## [Task goal]
Leaving out every picture, retype the lines below from the top through the one that contains "import pandas as pd".
[BEGIN]
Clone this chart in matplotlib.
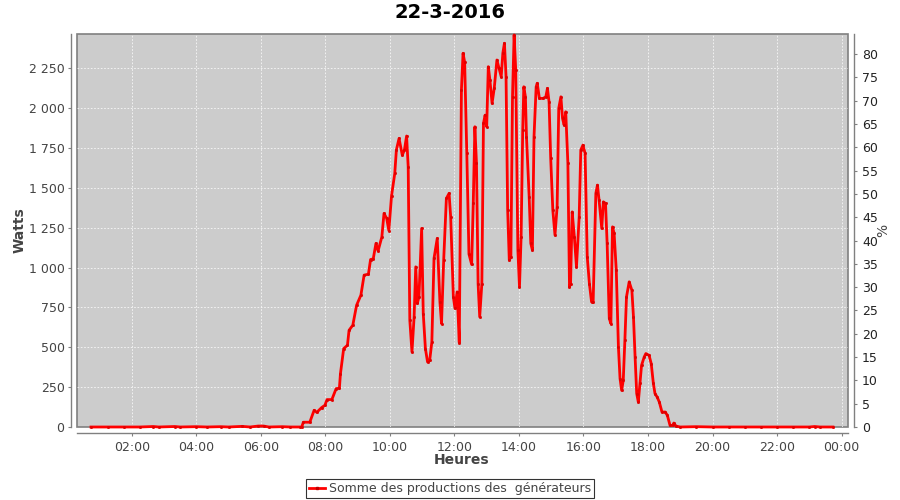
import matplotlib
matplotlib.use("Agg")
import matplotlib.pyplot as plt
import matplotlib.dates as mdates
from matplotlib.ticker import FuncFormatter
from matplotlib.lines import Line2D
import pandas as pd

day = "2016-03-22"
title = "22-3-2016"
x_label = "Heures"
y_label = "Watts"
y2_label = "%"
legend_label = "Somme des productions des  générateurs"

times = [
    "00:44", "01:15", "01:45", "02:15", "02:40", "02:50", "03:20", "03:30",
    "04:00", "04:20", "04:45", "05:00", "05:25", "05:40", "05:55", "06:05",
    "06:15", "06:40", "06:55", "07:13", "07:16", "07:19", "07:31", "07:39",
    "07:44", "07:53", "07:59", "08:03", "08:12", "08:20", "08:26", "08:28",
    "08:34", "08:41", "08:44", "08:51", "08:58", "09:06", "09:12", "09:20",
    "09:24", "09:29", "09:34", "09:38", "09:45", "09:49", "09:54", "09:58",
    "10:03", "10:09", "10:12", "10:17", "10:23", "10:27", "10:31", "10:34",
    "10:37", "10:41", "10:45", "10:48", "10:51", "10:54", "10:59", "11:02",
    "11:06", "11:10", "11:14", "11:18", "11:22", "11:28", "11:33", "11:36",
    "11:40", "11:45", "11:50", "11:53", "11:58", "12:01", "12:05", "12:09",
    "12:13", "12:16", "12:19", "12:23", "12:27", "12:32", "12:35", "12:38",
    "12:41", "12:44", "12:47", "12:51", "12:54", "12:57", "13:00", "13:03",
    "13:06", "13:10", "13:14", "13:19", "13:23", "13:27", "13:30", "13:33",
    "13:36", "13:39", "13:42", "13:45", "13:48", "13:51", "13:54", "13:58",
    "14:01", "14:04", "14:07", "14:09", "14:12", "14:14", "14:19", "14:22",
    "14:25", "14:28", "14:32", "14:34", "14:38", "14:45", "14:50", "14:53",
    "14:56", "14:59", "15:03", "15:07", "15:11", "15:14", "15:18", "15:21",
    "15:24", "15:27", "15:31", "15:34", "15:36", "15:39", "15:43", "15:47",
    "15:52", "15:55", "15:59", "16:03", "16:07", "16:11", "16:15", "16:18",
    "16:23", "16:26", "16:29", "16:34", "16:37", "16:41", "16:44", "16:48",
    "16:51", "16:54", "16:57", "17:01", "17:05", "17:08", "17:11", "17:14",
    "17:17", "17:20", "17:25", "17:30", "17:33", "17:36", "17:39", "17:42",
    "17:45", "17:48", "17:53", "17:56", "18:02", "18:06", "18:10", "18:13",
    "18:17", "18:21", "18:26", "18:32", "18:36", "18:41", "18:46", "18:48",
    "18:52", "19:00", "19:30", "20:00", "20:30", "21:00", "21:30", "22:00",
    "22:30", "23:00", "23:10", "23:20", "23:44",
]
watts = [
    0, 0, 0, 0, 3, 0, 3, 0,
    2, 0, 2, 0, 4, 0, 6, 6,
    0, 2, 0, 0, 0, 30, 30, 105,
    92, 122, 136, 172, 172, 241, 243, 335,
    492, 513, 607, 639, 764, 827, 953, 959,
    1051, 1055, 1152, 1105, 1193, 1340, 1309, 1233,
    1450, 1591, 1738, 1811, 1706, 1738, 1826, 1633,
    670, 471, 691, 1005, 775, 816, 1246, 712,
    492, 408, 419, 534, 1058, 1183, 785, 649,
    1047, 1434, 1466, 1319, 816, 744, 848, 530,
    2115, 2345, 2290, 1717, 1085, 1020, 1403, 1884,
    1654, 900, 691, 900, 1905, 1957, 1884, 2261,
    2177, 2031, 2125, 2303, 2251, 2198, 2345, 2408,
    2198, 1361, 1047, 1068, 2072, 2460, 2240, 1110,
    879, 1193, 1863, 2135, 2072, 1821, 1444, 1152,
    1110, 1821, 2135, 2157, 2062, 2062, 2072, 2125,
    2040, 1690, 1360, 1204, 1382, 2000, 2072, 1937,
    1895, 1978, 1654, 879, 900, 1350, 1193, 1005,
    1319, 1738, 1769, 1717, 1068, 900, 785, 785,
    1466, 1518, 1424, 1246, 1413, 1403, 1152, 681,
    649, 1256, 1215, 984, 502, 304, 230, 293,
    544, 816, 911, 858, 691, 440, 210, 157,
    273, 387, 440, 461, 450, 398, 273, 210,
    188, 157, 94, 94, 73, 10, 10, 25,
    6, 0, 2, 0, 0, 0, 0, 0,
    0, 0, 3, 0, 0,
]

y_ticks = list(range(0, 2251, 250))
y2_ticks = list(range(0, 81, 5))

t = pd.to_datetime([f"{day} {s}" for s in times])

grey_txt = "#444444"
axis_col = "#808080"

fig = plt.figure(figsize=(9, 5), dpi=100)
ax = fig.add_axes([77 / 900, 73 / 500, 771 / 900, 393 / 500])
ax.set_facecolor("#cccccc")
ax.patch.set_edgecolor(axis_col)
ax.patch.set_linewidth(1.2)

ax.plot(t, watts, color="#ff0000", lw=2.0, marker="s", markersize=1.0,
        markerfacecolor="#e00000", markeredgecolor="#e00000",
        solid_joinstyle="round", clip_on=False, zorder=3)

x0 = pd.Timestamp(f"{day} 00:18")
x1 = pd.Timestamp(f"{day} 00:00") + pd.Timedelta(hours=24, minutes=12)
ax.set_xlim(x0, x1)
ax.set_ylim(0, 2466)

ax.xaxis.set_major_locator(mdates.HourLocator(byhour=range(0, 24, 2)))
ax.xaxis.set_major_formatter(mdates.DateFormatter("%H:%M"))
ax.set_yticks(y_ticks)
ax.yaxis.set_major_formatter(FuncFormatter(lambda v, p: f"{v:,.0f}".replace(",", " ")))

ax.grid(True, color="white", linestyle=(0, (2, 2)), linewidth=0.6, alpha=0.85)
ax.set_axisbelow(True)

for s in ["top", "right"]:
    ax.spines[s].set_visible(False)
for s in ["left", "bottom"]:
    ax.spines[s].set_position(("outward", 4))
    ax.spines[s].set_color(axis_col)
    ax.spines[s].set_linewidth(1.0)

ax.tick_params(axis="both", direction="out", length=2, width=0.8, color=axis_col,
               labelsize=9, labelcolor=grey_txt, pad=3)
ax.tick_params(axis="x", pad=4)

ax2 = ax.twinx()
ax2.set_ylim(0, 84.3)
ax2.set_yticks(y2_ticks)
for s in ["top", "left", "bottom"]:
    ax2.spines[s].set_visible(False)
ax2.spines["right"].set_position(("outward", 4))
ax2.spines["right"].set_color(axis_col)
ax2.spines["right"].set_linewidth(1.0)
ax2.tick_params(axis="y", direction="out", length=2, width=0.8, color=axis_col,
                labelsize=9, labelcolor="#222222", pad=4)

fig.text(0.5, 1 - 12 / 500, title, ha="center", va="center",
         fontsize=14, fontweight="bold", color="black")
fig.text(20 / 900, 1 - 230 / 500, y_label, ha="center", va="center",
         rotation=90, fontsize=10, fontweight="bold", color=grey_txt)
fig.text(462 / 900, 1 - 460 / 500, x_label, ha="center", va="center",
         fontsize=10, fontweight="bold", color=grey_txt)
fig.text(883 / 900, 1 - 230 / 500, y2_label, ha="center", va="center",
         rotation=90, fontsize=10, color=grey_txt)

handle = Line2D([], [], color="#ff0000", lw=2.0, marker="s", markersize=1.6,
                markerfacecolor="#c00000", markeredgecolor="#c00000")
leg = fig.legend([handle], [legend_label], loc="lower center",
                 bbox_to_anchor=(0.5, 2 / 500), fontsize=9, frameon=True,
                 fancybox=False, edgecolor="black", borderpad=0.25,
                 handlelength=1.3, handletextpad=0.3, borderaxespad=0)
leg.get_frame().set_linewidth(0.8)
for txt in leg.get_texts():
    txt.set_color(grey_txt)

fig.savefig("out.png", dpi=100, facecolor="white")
[END]
## [Output of the task]
Clone this chart in matplotlib.
import matplotlib
matplotlib.use("Agg")
import matplotlib.pyplot as plt
import matplotlib.dates as mdates
from matplotlib.ticker import FuncFormatter
from matplotlib.lines import Line2D
import pandas as pd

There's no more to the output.